At this point, there are several reasons why it seems impossible that interest rates could ever go up to a more normal level. To begin with, the banking industry, consumers, the financial markets and the economy as a whole is extremely fragile, leveraged and addicted to ultra-cheap money. Secondly, the Federal Reserve and federal government is very concerned about the effect that lower housing prices might have on the economy and tax revenues. For those reasons alone, I think the Fed will do whatever it can to keep interest rates down, via its management of the interest rates it controls and the coercion of the longer-term interest rates that it does not directly control.
However, my personal opinion is that one reason remains foremost behind the efforts to artificially control interest rates: government debt.
Everyone pretty much knows that the federal has been growing for the last few decades with especially rapid increases in debt over the past decade. According to the Federal Treasury, total debt outstanding, including "intragovernmental" debt (debt between government agencies, e.g., with the Social Security Administration), has risen from about $300 billion in 1970, surpassing $1 trillion in 1981, $10 trillion in late 2008 and now surpassing $17 trillion (see chart below).
Of today's $17 trillion in debts, about $12 trillion is in "marketable" securities, such T-bonds, bills, and savings bonds. Those debts require the government (and its taxpayers) to pay interest on those debts. What we will see is that even as outstanding debt has greatly increased, the interest payments on that debt has, thus far, been quite stable. And this, as the Federal Reserve, Treasury and White House are well aware, is because interest rates have been kept so low, especially over the last decade. The graph below compares the accumulation of government debt over the last 13 years with interest rates and interest payments.
In this graph the rising red line shows total debt outstanding and the (mostly) falling pink line represents the average interest rate paid on outstanding government debt. But notice how the blue line is quite stable over this period, hovering close to the line around the number 4. That number 4 represents $400 billion in yearly interest payments. That sounds like a lot, and it is a lot, but those interest payments would have been a lot higher if not for the generally falling interest rates over the period.

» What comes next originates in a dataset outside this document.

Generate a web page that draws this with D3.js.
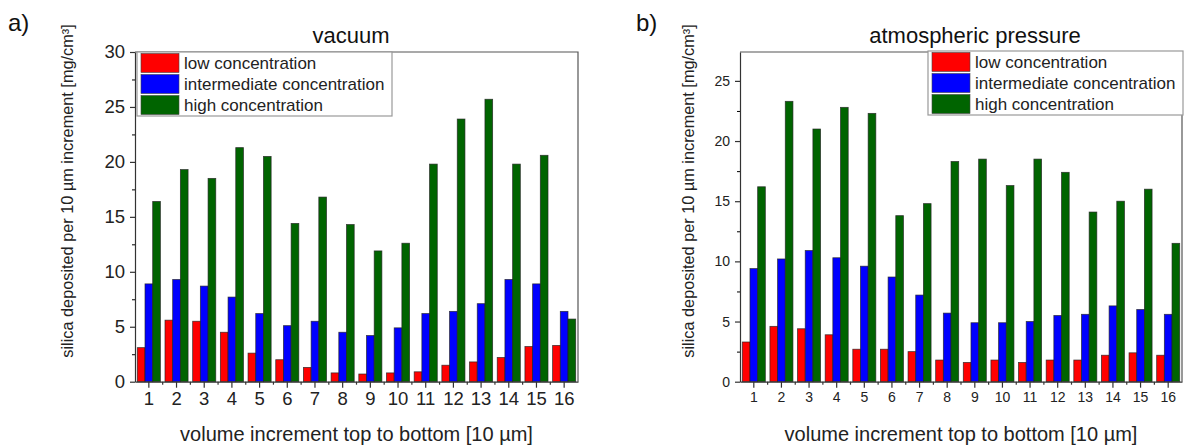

For example, if today's interest payments were based on the more than 6% interest rate existing in 2000, then 2013's interest payments would be closer to a trillion than the $400 billion level that has existed for the last 13 years.
If interest rates were to rise the government's finances would be in a worse mess than they already are. In fact, just a 2% rise in the interest rates it pays on its debt would mean more than $200 billion in additional yearly interest payments. That fact makes the Congressional wrangling over the budget rather silly as they argue over a few tens of billions of dollars. In the future, the interest rates the government pays on its debts will have an increasingly important influence on the government's spending demands. Imagine if the government had to pay a 6% interest rate on $25 trillion of debt (unfortunately, that level of debt is coming all too soon). That would be $1.5 trillion in yearly interest payments alone. That's more than the total amount the government currently collects in income taxes every year. If interest rates went even higher, debt interest payments would quickly make the government insolvent and the only recourse would be massive inflation or outright debt default.
Without the government exerting its power over interest rates, the increasingly risky government finances would result in higher interest rates. That is the basic risk-return tradeoff that governs economics – higher risk (more government debt), means a higher return (or interest rate) that will be demanded from bondholders. But since the government directly controls short term interest rates and exerts powerful influence on the financial industry as a whole, the government will continue to do whatever is in its power to limit the interest rates and the interest it pays on its debt. No matter how high inflation becomes the government will obfuscate its seriousness and attempt to keep interest rates as low as possible for as long as possible. Excepting a massive cut (perhaps 30%) in government spending, there will be no other way out for the government to manage the interest on its debt.